Required work - From the entries provided below, copy each line that contains the word "script".

Data lines -
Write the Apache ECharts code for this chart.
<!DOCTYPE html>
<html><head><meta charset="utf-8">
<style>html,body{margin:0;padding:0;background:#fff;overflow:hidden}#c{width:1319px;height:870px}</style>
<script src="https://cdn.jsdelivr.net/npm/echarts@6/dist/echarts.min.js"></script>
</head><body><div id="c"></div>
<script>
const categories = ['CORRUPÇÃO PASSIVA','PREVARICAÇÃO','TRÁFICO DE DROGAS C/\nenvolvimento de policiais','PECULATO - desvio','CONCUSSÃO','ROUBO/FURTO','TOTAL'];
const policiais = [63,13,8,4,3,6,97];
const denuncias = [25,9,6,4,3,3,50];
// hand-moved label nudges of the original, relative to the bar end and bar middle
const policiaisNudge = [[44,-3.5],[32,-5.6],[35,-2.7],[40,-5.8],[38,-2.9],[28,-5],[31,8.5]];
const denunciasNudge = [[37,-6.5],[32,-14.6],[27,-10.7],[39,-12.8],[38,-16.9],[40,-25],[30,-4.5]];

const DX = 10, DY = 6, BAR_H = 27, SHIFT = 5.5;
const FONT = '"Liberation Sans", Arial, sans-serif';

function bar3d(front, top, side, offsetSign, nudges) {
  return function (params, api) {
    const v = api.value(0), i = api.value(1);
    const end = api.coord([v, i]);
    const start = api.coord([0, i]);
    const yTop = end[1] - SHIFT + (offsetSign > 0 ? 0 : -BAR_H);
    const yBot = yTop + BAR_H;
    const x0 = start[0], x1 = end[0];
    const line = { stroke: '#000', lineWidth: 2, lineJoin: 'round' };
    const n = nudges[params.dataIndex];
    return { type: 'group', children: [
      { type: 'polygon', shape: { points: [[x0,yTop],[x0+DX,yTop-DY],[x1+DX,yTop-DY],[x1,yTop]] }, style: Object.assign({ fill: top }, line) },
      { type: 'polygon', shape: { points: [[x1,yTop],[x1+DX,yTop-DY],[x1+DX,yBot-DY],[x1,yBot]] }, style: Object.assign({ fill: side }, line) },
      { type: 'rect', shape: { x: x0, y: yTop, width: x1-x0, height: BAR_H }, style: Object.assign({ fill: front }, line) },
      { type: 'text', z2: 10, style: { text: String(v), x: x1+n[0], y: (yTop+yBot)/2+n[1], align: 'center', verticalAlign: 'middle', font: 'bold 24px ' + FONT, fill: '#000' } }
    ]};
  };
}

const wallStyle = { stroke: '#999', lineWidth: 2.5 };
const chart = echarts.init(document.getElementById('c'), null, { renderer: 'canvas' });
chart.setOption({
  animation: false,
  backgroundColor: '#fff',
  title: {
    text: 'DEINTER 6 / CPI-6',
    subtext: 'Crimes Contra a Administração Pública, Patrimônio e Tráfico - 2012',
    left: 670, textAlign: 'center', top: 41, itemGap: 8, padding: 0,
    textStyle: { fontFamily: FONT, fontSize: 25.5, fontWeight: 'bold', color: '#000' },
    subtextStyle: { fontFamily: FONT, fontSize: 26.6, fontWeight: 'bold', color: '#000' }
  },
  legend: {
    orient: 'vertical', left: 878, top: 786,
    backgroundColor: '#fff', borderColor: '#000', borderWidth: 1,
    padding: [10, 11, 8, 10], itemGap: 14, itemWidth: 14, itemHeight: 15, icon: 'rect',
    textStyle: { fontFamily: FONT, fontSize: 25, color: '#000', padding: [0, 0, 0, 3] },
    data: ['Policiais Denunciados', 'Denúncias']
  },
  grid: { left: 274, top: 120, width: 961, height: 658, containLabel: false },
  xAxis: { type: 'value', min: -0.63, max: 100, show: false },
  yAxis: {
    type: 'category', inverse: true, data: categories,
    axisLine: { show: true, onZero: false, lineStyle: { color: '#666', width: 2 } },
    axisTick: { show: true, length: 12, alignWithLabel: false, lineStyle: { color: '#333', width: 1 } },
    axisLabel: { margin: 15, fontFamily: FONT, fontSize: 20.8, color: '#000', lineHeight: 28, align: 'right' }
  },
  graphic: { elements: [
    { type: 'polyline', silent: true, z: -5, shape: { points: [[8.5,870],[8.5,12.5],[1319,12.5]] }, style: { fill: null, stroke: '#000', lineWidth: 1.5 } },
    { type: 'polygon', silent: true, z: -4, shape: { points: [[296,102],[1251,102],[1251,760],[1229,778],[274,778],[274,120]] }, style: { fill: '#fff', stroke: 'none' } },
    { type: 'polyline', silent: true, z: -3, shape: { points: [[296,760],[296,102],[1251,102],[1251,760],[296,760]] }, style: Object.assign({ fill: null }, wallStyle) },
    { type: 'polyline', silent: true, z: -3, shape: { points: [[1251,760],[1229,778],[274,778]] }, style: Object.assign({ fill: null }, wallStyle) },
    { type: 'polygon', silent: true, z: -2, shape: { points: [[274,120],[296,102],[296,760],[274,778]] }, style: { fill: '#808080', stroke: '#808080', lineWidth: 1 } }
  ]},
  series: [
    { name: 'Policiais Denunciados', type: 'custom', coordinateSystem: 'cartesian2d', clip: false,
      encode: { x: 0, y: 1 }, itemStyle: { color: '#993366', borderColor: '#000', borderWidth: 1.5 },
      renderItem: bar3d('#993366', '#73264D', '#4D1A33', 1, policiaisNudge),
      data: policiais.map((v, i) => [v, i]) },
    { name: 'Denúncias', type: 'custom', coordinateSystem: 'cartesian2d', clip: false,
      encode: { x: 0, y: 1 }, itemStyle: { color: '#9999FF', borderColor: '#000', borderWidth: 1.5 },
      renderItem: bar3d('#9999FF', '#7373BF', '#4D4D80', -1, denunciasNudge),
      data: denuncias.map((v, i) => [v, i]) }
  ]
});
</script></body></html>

...

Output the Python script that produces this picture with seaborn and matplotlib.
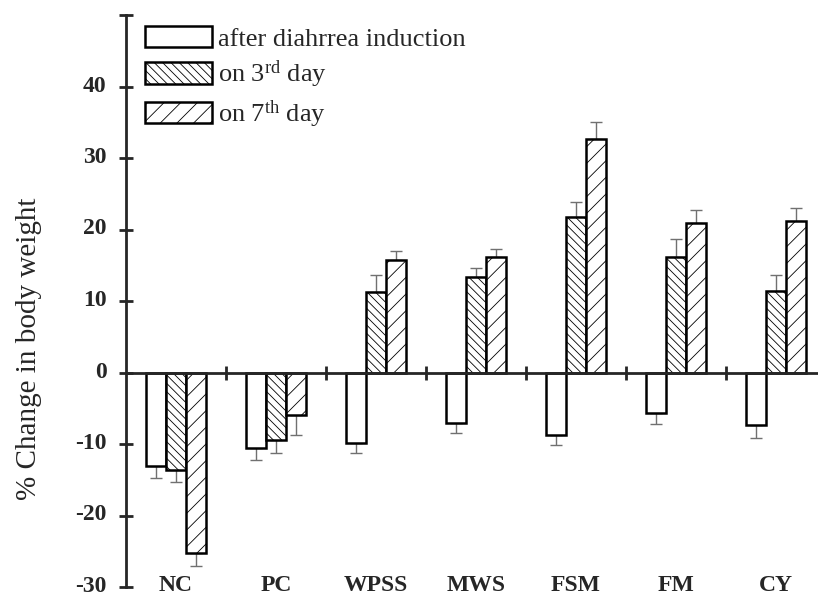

Answer below -
<script src="https://cdn.jsdelivr.net/npm/echarts@6/dist/echarts.min.js"></script>
<script>
</script></body></html>
Output the Python script that produces this picture with seaborn and matplotlib.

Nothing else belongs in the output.